* What you will do: Transcribe the entries that follow exactly as they appear, minus pictures.

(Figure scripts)
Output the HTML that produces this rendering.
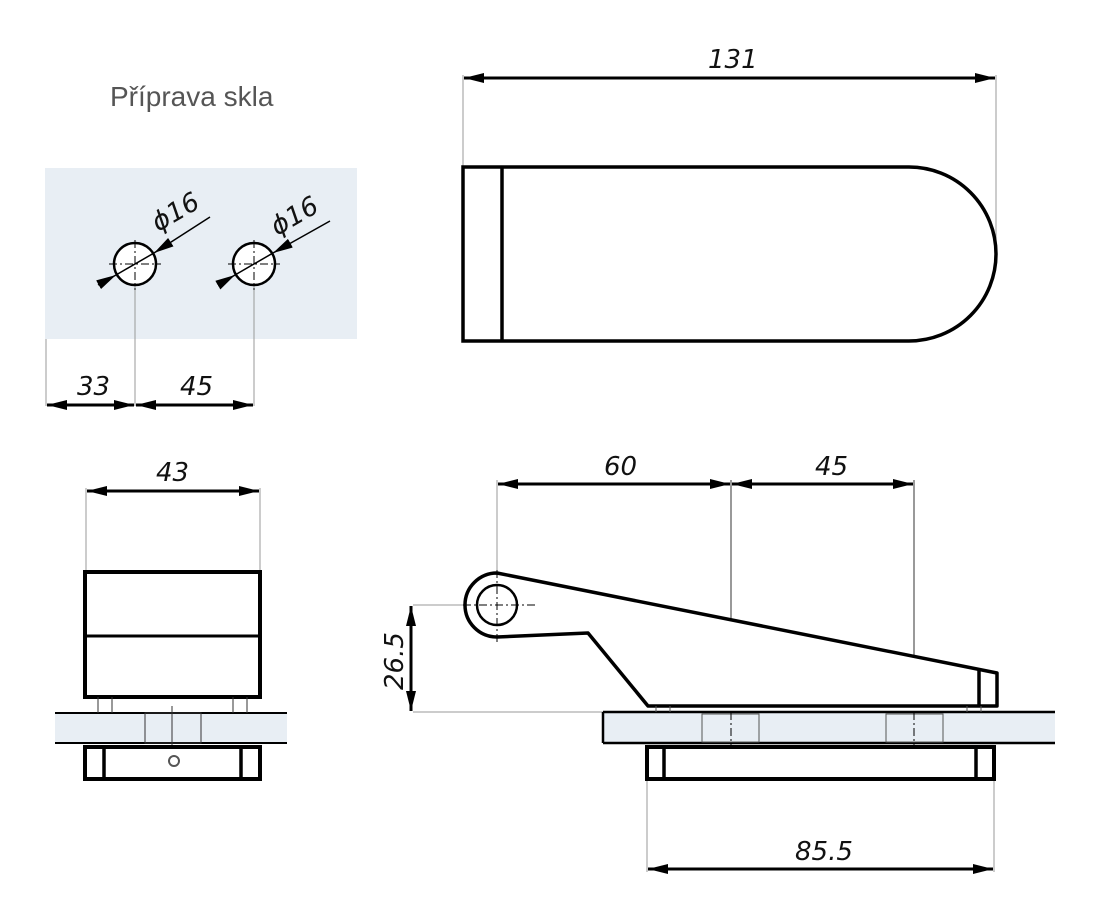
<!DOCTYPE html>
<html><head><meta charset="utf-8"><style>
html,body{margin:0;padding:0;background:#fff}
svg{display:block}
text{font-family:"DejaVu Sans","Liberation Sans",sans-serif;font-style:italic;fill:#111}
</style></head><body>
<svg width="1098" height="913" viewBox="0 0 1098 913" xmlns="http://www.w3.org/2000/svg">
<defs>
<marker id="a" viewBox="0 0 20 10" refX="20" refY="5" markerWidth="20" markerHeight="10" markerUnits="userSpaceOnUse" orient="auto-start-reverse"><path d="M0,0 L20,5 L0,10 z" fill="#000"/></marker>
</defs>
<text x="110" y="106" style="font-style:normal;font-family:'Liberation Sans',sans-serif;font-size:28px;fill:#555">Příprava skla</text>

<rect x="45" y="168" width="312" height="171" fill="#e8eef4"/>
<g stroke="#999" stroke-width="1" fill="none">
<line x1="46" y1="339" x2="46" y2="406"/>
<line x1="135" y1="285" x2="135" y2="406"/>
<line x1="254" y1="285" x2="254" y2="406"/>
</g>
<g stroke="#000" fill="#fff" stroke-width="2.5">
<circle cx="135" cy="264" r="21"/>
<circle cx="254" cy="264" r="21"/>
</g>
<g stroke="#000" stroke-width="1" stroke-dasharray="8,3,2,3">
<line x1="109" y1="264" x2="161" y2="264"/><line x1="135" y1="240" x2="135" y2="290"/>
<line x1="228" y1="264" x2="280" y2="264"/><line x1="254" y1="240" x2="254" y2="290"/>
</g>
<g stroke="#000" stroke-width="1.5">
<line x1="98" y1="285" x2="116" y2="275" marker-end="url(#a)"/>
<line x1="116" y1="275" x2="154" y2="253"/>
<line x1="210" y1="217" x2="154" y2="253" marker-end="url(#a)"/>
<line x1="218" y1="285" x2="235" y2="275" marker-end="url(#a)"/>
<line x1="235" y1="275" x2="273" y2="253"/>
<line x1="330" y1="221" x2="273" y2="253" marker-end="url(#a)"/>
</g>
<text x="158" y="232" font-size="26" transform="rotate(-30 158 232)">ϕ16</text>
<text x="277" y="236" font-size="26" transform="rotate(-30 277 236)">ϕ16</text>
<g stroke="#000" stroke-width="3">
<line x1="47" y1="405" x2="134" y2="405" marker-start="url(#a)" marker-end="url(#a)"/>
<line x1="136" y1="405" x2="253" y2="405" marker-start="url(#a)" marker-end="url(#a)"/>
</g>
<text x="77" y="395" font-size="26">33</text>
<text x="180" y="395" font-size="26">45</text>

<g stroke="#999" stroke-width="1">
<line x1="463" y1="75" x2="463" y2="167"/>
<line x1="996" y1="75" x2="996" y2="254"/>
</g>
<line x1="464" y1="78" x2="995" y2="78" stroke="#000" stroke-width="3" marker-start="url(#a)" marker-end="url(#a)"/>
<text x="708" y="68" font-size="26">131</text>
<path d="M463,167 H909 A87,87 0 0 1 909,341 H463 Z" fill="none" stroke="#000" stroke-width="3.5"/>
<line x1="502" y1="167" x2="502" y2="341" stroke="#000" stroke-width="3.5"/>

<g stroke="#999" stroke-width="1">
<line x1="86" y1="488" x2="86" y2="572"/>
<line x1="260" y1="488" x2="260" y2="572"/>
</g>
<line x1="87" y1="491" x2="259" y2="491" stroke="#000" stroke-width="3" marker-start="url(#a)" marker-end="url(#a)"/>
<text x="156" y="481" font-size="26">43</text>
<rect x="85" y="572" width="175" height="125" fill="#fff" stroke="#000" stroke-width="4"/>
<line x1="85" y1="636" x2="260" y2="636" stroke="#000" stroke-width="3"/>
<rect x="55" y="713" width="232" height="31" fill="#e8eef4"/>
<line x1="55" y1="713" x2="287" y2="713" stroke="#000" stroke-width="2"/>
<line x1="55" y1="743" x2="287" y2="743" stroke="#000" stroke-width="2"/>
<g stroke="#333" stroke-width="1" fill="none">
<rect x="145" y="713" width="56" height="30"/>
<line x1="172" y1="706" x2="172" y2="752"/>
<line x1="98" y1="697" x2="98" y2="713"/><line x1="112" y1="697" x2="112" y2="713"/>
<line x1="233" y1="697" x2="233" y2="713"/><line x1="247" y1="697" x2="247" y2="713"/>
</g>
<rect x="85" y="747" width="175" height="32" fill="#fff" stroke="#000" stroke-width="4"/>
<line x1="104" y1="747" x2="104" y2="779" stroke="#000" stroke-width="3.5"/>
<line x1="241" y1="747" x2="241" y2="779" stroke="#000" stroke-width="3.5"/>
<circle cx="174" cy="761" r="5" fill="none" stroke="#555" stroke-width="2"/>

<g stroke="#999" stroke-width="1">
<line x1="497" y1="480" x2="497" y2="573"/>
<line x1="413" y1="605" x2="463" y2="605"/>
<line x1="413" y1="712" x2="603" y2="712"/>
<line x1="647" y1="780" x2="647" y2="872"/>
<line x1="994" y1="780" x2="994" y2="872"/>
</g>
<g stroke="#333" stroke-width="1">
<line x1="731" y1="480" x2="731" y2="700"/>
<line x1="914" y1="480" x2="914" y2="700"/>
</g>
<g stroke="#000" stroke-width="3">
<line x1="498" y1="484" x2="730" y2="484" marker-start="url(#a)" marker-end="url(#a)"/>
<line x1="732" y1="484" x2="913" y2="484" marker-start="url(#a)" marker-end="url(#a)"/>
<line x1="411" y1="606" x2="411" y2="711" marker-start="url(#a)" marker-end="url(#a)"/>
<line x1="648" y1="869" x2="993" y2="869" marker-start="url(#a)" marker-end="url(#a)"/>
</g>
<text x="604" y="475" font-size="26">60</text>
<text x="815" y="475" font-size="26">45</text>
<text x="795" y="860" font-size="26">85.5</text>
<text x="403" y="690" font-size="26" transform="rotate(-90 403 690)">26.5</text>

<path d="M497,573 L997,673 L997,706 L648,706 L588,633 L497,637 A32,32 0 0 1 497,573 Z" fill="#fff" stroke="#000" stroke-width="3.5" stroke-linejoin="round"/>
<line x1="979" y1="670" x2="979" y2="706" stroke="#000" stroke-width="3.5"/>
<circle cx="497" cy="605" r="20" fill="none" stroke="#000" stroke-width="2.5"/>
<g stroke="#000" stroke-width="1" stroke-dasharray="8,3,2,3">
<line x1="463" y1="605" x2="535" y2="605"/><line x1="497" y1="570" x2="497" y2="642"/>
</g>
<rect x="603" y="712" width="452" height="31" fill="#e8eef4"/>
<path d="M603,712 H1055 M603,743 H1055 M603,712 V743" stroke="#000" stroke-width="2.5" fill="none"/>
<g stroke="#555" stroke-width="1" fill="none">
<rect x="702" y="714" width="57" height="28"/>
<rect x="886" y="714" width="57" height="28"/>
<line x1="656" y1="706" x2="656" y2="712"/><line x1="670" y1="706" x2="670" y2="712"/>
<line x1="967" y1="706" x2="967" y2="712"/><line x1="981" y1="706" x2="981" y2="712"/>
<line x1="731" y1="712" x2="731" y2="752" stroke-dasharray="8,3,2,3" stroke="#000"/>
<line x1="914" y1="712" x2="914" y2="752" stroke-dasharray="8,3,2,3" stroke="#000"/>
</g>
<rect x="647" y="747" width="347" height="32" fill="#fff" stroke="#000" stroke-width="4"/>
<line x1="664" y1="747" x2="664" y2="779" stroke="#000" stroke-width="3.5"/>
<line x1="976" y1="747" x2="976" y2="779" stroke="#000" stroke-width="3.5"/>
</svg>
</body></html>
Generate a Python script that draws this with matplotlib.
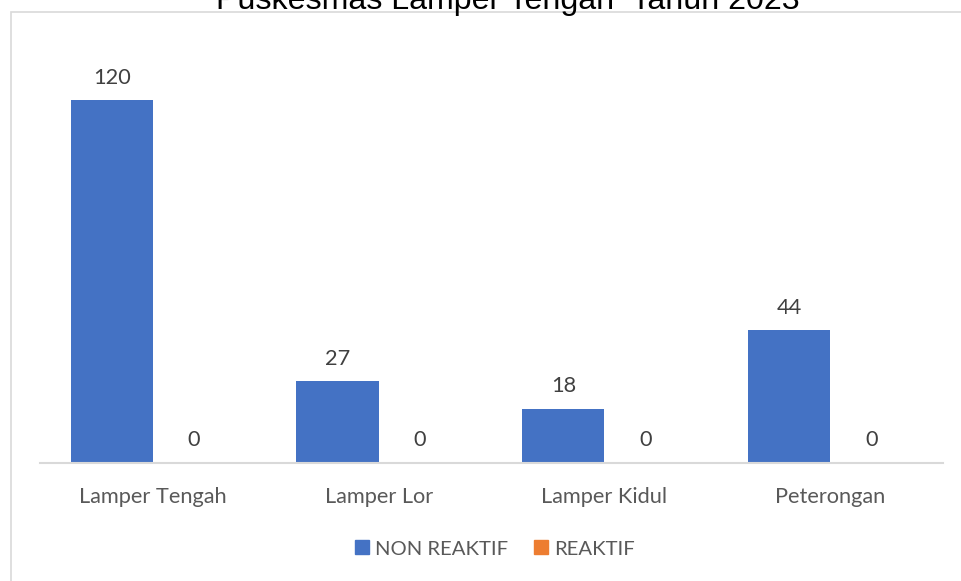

* Answer below:
Output the HTML that produces this rendering.
<!DOCTYPE html>
<html><head><meta charset="utf-8"><style>
html,body{margin:0;padding:0;background:#fff}
svg{display:block}
text{font-family:"DejaVu Sans","Liberation Sans",sans-serif;font-style:italic;fill:#111}
</style></head><body>
<svg width="1098" height="913" viewBox="0 0 1098 913" xmlns="http://www.w3.org/2000/svg">
<defs>
<marker id="a" viewBox="0 0 20 10" refX="20" refY="5" markerWidth="20" markerHeight="10" markerUnits="userSpaceOnUse" orient="auto-start-reverse"><path d="M0,0 L20,5 L0,10 z" fill="#000"/></marker>
</defs>
<text x="110" y="106" style="font-style:normal;font-family:'Liberation Sans',sans-serif;font-size:28px;fill:#555">Příprava skla</text>

<rect x="45" y="168" width="312" height="171" fill="#e8eef4"/>
<g stroke="#999" stroke-width="1" fill="none">
<line x1="46" y1="339" x2="46" y2="406"/>
<line x1="135" y1="285" x2="135" y2="406"/>
<line x1="254" y1="285" x2="254" y2="406"/>
</g>
<g stroke="#000" fill="#fff" stroke-width="2.5">
<circle cx="135" cy="264" r="21"/>
<circle cx="254" cy="264" r="21"/>
</g>
<g stroke="#000" stroke-width="1" stroke-dasharray="8,3,2,3">
<line x1="109" y1="264" x2="161" y2="264"/><line x1="135" y1="240" x2="135" y2="290"/>
<line x1="228" y1="264" x2="280" y2="264"/><line x1="254" y1="240" x2="254" y2="290"/>
</g>
<g stroke="#000" stroke-width="1.5">
<line x1="98" y1="285" x2="116" y2="275" marker-end="url(#a)"/>
<line x1="116" y1="275" x2="154" y2="253"/>
<line x1="210" y1="217" x2="154" y2="253" marker-end="url(#a)"/>
<line x1="218" y1="285" x2="235" y2="275" marker-end="url(#a)"/>
<line x1="235" y1="275" x2="273" y2="253"/>
<line x1="330" y1="221" x2="273" y2="253" marker-end="url(#a)"/>
</g>
<text x="158" y="232" font-size="26" transform="rotate(-30 158 232)">ϕ16</text>
<text x="277" y="236" font-size="26" transform="rotate(-30 277 236)">ϕ16</text>
<g stroke="#000" stroke-width="3">
<line x1="47" y1="405" x2="134" y2="405" marker-start="url(#a)" marker-end="url(#a)"/>
<line x1="136" y1="405" x2="253" y2="405" marker-start="url(#a)" marker-end="url(#a)"/>
</g>
<text x="77" y="395" font-size="26">33</text>
<text x="180" y="395" font-size="26">45</text>

<g stroke="#999" stroke-width="1">
<line x1="463" y1="75" x2="463" y2="167"/>
<line x1="996" y1="75" x2="996" y2="254"/>
</g>
<line x1="464" y1="78" x2="995" y2="78" stroke="#000" stroke-width="3" marker-start="url(#a)" marker-end="url(#a)"/>
<text x="708" y="68" font-size="26">131</text>
<path d="M463,167 H909 A87,87 0 0 1 909,341 H463 Z" fill="none" stroke="#000" stroke-width="3.5"/>
<line x1="502" y1="167" x2="502" y2="341" stroke="#000" stroke-width="3.5"/>

<g stroke="#999" stroke-width="1">
<line x1="86" y1="488" x2="86" y2="572"/>
<line x1="260" y1="488" x2="260" y2="572"/>
</g>
<line x1="87" y1="491" x2="259" y2="491" stroke="#000" stroke-width="3" marker-start="url(#a)" marker-end="url(#a)"/>
<text x="156" y="481" font-size="26">43</text>
<rect x="85" y="572" width="175" height="125" fill="#fff" stroke="#000" stroke-width="4"/>
<line x1="85" y1="636" x2="260" y2="636" stroke="#000" stroke-width="3"/>
<rect x="55" y="713" width="232" height="31" fill="#e8eef4"/>
<line x1="55" y1="713" x2="287" y2="713" stroke="#000" stroke-width="2"/>
<line x1="55" y1="743" x2="287" y2="743" stroke="#000" stroke-width="2"/>
<g stroke="#333" stroke-width="1" fill="none">
<rect x="145" y="713" width="56" height="30"/>
<line x1="172" y1="706" x2="172" y2="752"/>
<line x1="98" y1="697" x2="98" y2="713"/><line x1="112" y1="697" x2="112" y2="713"/>
<line x1="233" y1="697" x2="233" y2="713"/><line x1="247" y1="697" x2="247" y2="713"/>
</g>
<rect x="85" y="747" width="175" height="32" fill="#fff" stroke="#000" stroke-width="4"/>
<line x1="104" y1="747" x2="104" y2="779" stroke="#000" stroke-width="3.5"/>
<line x1="241" y1="747" x2="241" y2="779" stroke="#000" stroke-width="3.5"/>
<circle cx="174" cy="761" r="5" fill="none" stroke="#555" stroke-width="2"/>

<g stroke="#999" stroke-width="1">
<line x1="497" y1="480" x2="497" y2="573"/>
<line x1="413" y1="605" x2="463" y2="605"/>
<line x1="413" y1="712" x2="603" y2="712"/>
<line x1="647" y1="780" x2="647" y2="872"/>
<line x1="994" y1="780" x2="994" y2="872"/>
</g>
<g stroke="#333" stroke-width="1">
<line x1="731" y1="480" x2="731" y2="700"/>
<line x1="914" y1="480" x2="914" y2="700"/>
</g>
<g stroke="#000" stroke-width="3">
<line x1="498" y1="484" x2="730" y2="484" marker-start="url(#a)" marker-end="url(#a)"/>
<line x1="732" y1="484" x2="913" y2="484" marker-start="url(#a)" marker-end="url(#a)"/>
<line x1="411" y1="606" x2="411" y2="711" marker-start="url(#a)" marker-end="url(#a)"/>
<line x1="648" y1="869" x2="993" y2="869" marker-start="url(#a)" marker-end="url(#a)"/>
</g>
<text x="604" y="475" font-size="26">60</text>
<text x="815" y="475" font-size="26">45</text>
<text x="795" y="860" font-size="26">85.5</text>
<text x="403" y="690" font-size="26" transform="rotate(-90 403 690)">26.5</text>

<path d="M497,573 L997,673 L997,706 L648,706 L588,633 L497,637 A32,32 0 0 1 497,573 Z" fill="#fff" stroke="#000" stroke-width="3.5" stroke-linejoin="round"/>
<line x1="979" y1="670" x2="979" y2="706" stroke="#000" stroke-width="3.5"/>
<circle cx="497" cy="605" r="20" fill="none" stroke="#000" stroke-width="2.5"/>
<g stroke="#000" stroke-width="1" stroke-dasharray="8,3,2,3">
<line x1="463" y1="605" x2="535" y2="605"/><line x1="497" y1="570" x2="497" y2="642"/>
</g>
<rect x="603" y="712" width="452" height="31" fill="#e8eef4"/>
<path d="M603,712 H1055 M603,743 H1055 M603,712 V743" stroke="#000" stroke-width="2.5" fill="none"/>
<g stroke="#555" stroke-width="1" fill="none">
<rect x="702" y="714" width="57" height="28"/>
<rect x="886" y="714" width="57" height="28"/>
<line x1="656" y1="706" x2="656" y2="712"/><line x1="670" y1="706" x2="670" y2="712"/>
<line x1="967" y1="706" x2="967" y2="712"/><line x1="981" y1="706" x2="981" y2="712"/>
<line x1="731" y1="712" x2="731" y2="752" stroke-dasharray="8,3,2,3" stroke="#000"/>
<line x1="914" y1="712" x2="914" y2="752" stroke-dasharray="8,3,2,3" stroke="#000"/>
</g>
<rect x="647" y="747" width="347" height="32" fill="#fff" stroke="#000" stroke-width="4"/>
<line x1="664" y1="747" x2="664" y2="779" stroke="#000" stroke-width="3.5"/>
<line x1="976" y1="747" x2="976" y2="779" stroke="#000" stroke-width="3.5"/>
</svg>
</body></html>
Generate a Python script that draws this with matplotlib.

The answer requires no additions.